East Suffolk Council (25 008 397)
Category : Environment and regulation > Antisocial behaviour
Decision : Closed after initial enquiries
Decision date : 14 Nov 2025
The Ombudsman's final decision:
Summary: We will not investigate Mrs X’s complaint about how the Council handled complaints about her made by her neighbour. This is because any injustice is not significant enough to justify an investigation.
The complaint
- Mrs X complains the Council investigated a noise complaint made by her neighbour. This is because it said it would not be investigating further complaints given the number of unfounded complaints it had received. She says the further investigation caused distress.
The Ombudsman’s role and powers
- We investigate complaints about ‘maladministration’ and ‘service failure’, which we call ‘fault’. We must also consider whether any fault has had an adverse impact on the person making the complaint, which we call ‘injustice’. We provide a free service, but must use public money carefully. We do not start or continue an investigation if we decide any injustice is not significant enough to justify our involvement. (Local Government Act 1974, section 24A(6), as amended, section 34(B))

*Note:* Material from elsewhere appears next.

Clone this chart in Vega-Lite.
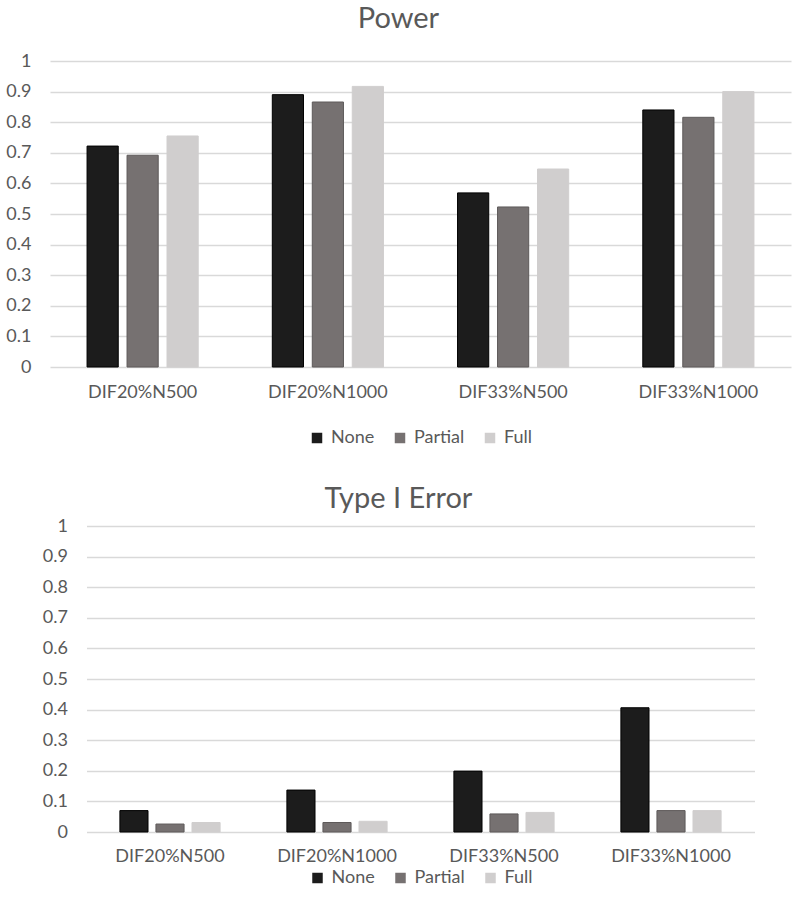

How I considered this complaint
- I considered information provided by the complainant and the Council.
- I considered the Ombudsman’s Assessment Code.
My assessment
- The Council wrote to Mrs X and her neighbour about their continuing neighbour dispute and said it would not investigate any further complaints. Six months later, it contacted them both and said it was considering whether to investigate a noise complaint Mrs X’s neighbour made.
- The Council has a legal duty to investigate a complaint of statutory noise nuisance. It explained to Mrs X it considered the allegations were frequent enough and sufficient to inform the decision to make initial enquiries to
establish if a statutory noise nuisance was occurring. It said Mrs X’s neighbour had withdrawn the complaint and it did not investigate further.
- Given the Council’s legal duties it should not have any blanket policy not to investigate. However, I consider any fault in its communications on this did not cause significant injustice. This is because the Council had a duty to investigate in any case. And Mrs X would have suffered distress even if the Council was clear on its legal duties at the outset.
Final decision
- We will not investigate Mrs X’s complaint because any injustice is not significant enough to justify an investigation.